● **Problem statement**
Find each line containing the string "that". Copy it.
[start of Available data]
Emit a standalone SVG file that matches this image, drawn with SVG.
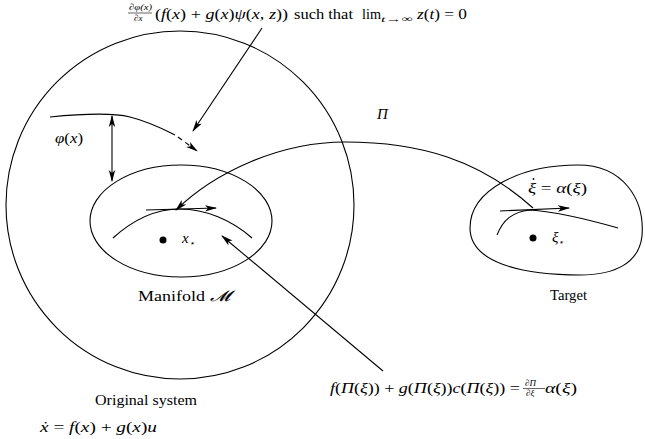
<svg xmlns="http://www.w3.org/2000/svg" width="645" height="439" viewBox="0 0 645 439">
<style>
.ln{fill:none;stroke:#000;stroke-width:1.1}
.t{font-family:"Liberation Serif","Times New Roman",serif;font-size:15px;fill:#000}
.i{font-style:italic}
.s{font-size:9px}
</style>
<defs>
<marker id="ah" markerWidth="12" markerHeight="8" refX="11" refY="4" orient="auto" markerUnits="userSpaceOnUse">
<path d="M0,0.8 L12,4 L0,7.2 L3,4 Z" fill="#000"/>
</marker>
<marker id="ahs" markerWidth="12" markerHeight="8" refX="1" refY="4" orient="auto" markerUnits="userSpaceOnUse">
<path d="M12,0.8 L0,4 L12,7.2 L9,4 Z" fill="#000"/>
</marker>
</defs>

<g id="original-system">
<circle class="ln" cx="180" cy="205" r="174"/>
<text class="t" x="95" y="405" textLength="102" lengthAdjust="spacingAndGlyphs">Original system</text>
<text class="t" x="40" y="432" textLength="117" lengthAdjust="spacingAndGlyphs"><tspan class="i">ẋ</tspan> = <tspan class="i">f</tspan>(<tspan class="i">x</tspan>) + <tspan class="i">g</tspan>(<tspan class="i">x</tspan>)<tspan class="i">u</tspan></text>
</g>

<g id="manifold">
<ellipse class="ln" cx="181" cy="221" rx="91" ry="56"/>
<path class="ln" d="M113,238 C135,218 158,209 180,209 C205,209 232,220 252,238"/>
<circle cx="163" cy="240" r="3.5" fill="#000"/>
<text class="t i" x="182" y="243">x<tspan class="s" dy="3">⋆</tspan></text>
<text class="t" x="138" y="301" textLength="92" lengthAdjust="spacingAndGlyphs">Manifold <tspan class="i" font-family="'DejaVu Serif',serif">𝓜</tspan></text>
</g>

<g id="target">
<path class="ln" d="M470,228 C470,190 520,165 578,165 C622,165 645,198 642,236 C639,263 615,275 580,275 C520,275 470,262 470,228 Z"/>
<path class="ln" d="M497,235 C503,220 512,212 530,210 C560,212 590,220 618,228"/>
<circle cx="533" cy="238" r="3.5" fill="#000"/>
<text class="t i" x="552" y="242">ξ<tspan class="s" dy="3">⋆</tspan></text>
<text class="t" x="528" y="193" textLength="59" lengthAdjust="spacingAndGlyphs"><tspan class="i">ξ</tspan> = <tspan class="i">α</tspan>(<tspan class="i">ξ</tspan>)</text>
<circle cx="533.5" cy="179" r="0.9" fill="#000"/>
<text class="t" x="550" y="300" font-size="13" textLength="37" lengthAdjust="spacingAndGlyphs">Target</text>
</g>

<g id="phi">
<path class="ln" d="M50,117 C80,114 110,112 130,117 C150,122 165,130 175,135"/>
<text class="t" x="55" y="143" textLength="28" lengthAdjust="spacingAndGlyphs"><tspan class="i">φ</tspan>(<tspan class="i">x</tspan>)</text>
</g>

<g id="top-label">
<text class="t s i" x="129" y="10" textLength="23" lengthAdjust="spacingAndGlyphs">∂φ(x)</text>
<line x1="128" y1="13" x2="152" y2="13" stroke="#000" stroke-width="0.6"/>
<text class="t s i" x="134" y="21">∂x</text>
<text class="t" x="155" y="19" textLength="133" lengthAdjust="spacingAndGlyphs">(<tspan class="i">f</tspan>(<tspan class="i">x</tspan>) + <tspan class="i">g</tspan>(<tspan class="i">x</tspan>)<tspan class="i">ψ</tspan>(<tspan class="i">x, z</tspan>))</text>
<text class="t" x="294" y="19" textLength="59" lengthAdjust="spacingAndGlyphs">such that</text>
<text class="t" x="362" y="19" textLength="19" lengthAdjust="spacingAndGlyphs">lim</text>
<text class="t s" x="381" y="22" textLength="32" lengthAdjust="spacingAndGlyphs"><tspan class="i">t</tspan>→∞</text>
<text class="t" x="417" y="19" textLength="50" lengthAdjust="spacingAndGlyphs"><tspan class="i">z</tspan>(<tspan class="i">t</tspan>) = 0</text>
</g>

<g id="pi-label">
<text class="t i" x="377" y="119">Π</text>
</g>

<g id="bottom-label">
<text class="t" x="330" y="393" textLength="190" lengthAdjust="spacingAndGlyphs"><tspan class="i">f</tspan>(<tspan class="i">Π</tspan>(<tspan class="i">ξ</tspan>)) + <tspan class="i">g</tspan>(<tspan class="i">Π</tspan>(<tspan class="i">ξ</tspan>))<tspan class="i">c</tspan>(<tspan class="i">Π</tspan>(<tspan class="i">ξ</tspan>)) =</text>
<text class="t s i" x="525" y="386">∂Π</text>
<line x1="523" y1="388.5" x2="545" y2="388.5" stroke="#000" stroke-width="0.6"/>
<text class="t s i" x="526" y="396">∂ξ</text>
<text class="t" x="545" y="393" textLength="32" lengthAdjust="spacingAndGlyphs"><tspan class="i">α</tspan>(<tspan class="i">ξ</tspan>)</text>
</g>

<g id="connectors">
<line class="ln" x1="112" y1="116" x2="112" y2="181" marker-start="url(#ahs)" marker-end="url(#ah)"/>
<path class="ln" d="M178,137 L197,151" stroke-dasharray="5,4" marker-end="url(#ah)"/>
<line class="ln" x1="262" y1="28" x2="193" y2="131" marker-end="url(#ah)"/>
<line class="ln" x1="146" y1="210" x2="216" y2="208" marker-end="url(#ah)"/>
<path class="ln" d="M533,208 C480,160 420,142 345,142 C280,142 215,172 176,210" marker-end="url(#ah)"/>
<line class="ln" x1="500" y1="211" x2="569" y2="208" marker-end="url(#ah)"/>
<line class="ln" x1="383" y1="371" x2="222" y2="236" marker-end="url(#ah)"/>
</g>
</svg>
[end of Available data]
● **Response for this exercise**
Emit a standalone SVG file that matches this image, drawn with SVG.
<text class="t" x="294" y="19" textLength="59" lengthAdjust="spacingAndGlyphs">such that</text>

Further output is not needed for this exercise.